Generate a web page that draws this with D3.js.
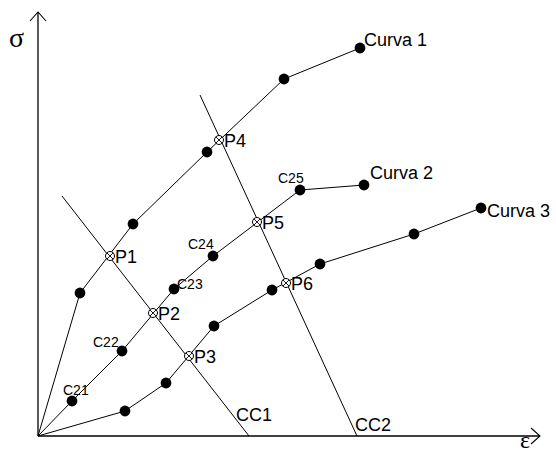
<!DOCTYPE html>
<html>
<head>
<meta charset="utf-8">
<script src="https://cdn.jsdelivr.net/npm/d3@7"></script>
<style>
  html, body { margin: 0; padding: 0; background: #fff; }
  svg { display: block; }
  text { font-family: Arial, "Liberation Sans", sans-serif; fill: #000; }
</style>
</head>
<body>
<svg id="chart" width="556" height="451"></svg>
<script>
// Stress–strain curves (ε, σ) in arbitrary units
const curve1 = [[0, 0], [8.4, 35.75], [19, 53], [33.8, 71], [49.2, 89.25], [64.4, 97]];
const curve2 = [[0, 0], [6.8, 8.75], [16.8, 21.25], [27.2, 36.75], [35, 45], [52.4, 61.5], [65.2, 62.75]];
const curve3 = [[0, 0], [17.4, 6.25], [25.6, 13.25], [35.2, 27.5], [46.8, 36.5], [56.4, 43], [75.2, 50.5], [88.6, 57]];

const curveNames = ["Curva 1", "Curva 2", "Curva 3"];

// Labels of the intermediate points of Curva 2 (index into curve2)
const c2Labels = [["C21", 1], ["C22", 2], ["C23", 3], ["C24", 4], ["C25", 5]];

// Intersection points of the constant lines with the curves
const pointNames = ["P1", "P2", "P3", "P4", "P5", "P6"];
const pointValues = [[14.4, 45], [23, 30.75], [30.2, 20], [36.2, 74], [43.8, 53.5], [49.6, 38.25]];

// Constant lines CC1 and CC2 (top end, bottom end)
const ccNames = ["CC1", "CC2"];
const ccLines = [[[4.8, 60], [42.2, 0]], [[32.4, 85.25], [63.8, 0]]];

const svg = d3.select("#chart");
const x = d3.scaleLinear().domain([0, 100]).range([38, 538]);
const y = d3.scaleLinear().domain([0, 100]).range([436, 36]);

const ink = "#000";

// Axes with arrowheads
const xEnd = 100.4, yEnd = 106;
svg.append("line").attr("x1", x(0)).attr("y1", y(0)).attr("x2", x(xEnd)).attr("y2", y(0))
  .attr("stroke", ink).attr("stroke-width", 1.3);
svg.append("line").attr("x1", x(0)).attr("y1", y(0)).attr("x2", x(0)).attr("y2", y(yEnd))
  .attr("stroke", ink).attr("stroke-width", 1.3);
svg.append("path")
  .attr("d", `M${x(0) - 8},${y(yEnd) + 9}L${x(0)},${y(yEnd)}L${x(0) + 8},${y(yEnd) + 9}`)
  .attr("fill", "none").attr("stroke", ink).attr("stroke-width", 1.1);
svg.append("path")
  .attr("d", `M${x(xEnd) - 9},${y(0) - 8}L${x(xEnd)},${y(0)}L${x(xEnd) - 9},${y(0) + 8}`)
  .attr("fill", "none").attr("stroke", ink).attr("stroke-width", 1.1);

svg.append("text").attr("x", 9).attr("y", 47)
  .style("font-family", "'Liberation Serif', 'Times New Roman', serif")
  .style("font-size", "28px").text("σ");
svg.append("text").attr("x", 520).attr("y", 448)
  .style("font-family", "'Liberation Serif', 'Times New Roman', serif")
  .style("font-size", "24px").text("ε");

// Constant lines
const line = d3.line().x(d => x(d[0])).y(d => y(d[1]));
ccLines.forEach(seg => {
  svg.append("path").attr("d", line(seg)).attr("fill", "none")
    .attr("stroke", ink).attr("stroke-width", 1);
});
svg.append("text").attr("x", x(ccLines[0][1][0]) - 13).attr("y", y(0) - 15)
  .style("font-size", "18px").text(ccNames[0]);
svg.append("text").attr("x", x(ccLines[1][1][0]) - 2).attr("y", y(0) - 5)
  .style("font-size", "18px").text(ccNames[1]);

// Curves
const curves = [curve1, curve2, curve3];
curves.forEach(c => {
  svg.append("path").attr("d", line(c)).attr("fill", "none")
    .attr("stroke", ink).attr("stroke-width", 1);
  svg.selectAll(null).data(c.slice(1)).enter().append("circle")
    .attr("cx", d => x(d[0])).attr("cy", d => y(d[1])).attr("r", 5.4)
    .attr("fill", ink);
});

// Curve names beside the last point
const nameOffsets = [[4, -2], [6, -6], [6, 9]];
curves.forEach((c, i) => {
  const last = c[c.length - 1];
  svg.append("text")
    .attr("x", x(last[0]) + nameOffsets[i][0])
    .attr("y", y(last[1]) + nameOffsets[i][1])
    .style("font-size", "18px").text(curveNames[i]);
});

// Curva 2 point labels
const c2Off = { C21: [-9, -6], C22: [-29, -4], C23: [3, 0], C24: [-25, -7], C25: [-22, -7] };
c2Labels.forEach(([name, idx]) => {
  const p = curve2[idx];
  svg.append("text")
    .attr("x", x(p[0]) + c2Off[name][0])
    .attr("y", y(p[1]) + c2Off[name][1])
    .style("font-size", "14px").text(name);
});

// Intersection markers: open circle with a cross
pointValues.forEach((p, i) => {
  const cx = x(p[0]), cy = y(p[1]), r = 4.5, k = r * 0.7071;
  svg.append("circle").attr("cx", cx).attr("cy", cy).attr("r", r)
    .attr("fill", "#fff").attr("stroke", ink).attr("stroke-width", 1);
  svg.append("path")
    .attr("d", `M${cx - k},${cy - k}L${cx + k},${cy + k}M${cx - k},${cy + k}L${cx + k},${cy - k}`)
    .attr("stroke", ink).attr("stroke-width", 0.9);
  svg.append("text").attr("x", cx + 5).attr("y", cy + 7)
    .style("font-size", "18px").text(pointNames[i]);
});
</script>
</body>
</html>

+-------+

> _PROMPT_: Make an exact copy of all the material, but keep the pictures out of it.

> _RESULT BELOW_:
Generate a web page that draws this with D3.js.
<!DOCTYPE html>
<html>
<head>
<meta charset="utf-8">
<script src="https://cdn.jsdelivr.net/npm/d3@7"></script>
<style>
  html, body { margin: 0; padding: 0; background: #fff; }
  svg { display: block; }
  text { font-family: Arial, "Liberation Sans", sans-serif; fill: #000; }
</style>
</head>
<body>
<svg id="chart" width="556" height="451"></svg>
<script>
// Stress–strain curves (ε, σ) in arbitrary units
const curve1 = [[0, 0], [8.4, 35.75], [19, 53], [33.8, 71], [49.2, 89.25], [64.4, 97]];
const curve2 = [[0, 0], [6.8, 8.75], [16.8, 21.25], [27.2, 36.75], [35, 45], [52.4, 61.5], [65.2, 62.75]];
const curve3 = [[0, 0], [17.4, 6.25], [25.6, 13.25], [35.2, 27.5], [46.8, 36.5], [56.4, 43], [75.2, 50.5], [88.6, 57]];

const curveNames = ["Curva 1", "Curva 2", "Curva 3"];

// Labels of the intermediate points of Curva 2 (index into curve2)
const c2Labels = [["C21", 1], ["C22", 2], ["C23", 3], ["C24", 4], ["C25", 5]];

// Intersection points of the constant lines with the curves
const pointNames = ["P1", "P2", "P3", "P4", "P5", "P6"];
const pointValues = [[14.4, 45], [23, 30.75], [30.2, 20], [36.2, 74], [43.8, 53.5], [49.6, 38.25]];

// Constant lines CC1 and CC2 (top end, bottom end)
const ccNames = ["CC1", "CC2"];
const ccLines = [[[4.8, 60], [42.2, 0]], [[32.4, 85.25], [63.8, 0]]];

const svg = d3.select("#chart");
const x = d3.scaleLinear().domain([0, 100]).range([38, 538]);
const y = d3.scaleLinear().domain([0, 100]).range([436, 36]);

const ink = "#000";

// Axes with arrowheads
const xEnd = 100.4, yEnd = 106;
svg.append("line").attr("x1", x(0)).attr("y1", y(0)).attr("x2", x(xEnd)).attr("y2", y(0))
  .attr("stroke", ink).attr("stroke-width", 1.3);
svg.append("line").attr("x1", x(0)).attr("y1", y(0)).attr("x2", x(0)).attr("y2", y(yEnd))
  .attr("stroke", ink).attr("stroke-width", 1.3);
svg.append("path")
  .attr("d", `M${x(0) - 8},${y(yEnd) + 9}L${x(0)},${y(yEnd)}L${x(0) + 8},${y(yEnd) + 9}`)
  .attr("fill", "none").attr("stroke", ink).attr("stroke-width", 1.1);
svg.append("path")
  .attr("d", `M${x(xEnd) - 9},${y(0) - 8}L${x(xEnd)},${y(0)}L${x(xEnd) - 9},${y(0) + 8}`)
  .attr("fill", "none").attr("stroke", ink).attr("stroke-width", 1.1);

svg.append("text").attr("x", 9).attr("y", 47)
  .style("font-family", "'Liberation Serif', 'Times New Roman', serif")
  .style("font-size", "28px").text("σ");
svg.append("text").attr("x", 520).attr("y", 448)
  .style("font-family", "'Liberation Serif', 'Times New Roman', serif")
  .style("font-size", "24px").text("ε");

// Constant lines
const line = d3.line().x(d => x(d[0])).y(d => y(d[1]));
ccLines.forEach(seg => {
  svg.append("path").attr("d", line(seg)).attr("fill", "none")
    .attr("stroke", ink).attr("stroke-width", 1);
});
svg.append("text").attr("x", x(ccLines[0][1][0]) - 13).attr("y", y(0) - 15)
  .style("font-size", "18px").text(ccNames[0]);
svg.append("text").attr("x", x(ccLines[1][1][0]) - 2).attr("y", y(0) - 5)
  .style("font-size", "18px").text(ccNames[1]);

// Curves
const curves = [curve1, curve2, curve3];
curves.forEach(c => {
  svg.append("path").attr("d", line(c)).attr("fill", "none")
    .attr("stroke", ink).attr("stroke-width", 1);
  svg.selectAll(null).data(c.slice(1)).enter().append("circle")
    .attr("cx", d => x(d[0])).attr("cy", d => y(d[1])).attr("r", 5.4)
    .attr("fill", ink);
});

// Curve names beside the last point
const nameOffsets = [[4, -2], [6, -6], [6, 9]];
curves.forEach((c, i) => {
  const last = c[c.length - 1];
  svg.append("text")
    .attr("x", x(last[0]) + nameOffsets[i][0])
    .attr("y", y(last[1]) + nameOffsets[i][1])
    .style("font-size", "18px").text(curveNames[i]);
});

// Curva 2 point labels
const c2Off = { C21: [-9, -6], C22: [-29, -4], C23: [3, 0], C24: [-25, -7], C25: [-22, -7] };
c2Labels.forEach(([name, idx]) => {
  const p = curve2[idx];
  svg.append("text")
    .attr("x", x(p[0]) + c2Off[name][0])
    .attr("y", y(p[1]) + c2Off[name][1])
    .style("font-size", "14px").text(name);
});

// Intersection markers: open circle with a cross
pointValues.forEach((p, i) => {
  const cx = x(p[0]), cy = y(p[1]), r = 4.5, k = r * 0.7071;
  svg.append("circle").attr("cx", cx).attr("cy", cy).attr("r", r)
    .attr("fill", "#fff").attr("stroke", ink).attr("stroke-width", 1);
  svg.append("path")
    .attr("d", `M${cx - k},${cy - k}L${cx + k},${cy + k}M${cx - k},${cy + k}L${cx + k},${cy - k}`)
    .attr("stroke", ink).attr("stroke-width", 0.9);
  svg.append("text").attr("x", cx + 5).attr("y", cy + 7)
    .style("font-size", "18px").text(pointNames[i]);
});
</script>
</body>
</html>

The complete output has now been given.